I am not sure if the NAR ad on TV has been running for a while or not but I saw it tonite and was taken back when it said that REALTWHORES have to follow some ethics code or some BS like that. It shows some home buyers trusting the ethics of the REALTWHORES for their home purchase decisions. I guess NAR is feeling that the bad press about their hefty commission for not doing anything worthwhile are getting to the people and they have to do something about it.

56   Phil   2006 Jun 2, 5:44pm  

www.har.com/HARTV/

Bunch of funny REALTWHORE ad's...

57   Mike/a.k.a.Sage   2006 Jun 2, 6:44pm  

I believe the correct phraseology for leaving a present in an adversaries commode, that they will remember for weeks is, Upper-decker.

58   DinOR   2006 Jun 3, 1:12am  

Peter P,

Lovely home, great setting!

However; saying "east of La Grande" is like, well........ saying "East Jesus". Unless you want to teach EOU the only other employment is with the US Geological Survey. I have a client out there that moonlights taking pictures (and I am not kidding here) of rodeo clowns. The fact that the seller requires a blogspot should tell us something. Bring money, b/c you will not find it here.

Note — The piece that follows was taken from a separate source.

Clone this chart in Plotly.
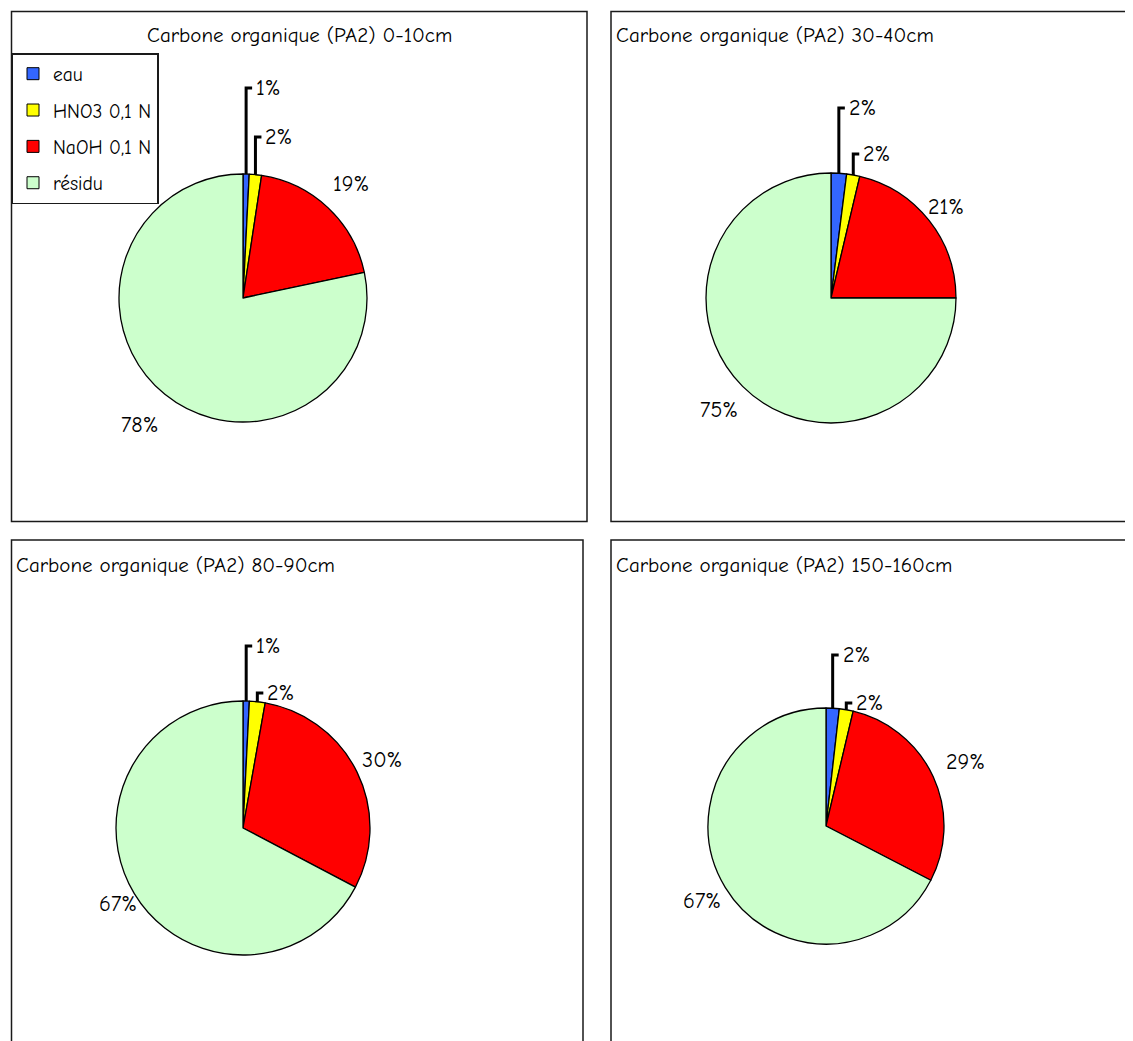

I've often tinkered with the notion of having a place in EO as a "perk" to clients that would somehow skirt the NASD issue of "excessive gifts" issue. Me? My blogspot entry? Try selling it as a time share and "buy" yourself a job as the manager. And in the end that's what people that invest in "income property" do. They "buy" a job! Hell I've even considered it. When I get too old and too cantankerous I could just buy an apartment building just like on "The Ropers" (an abysmal spin-off) from Three's Company. Anyone here that thinks I am too far gone to interface with equity markets (and clients) please let me know when it would be more appropriate for me to buy a job.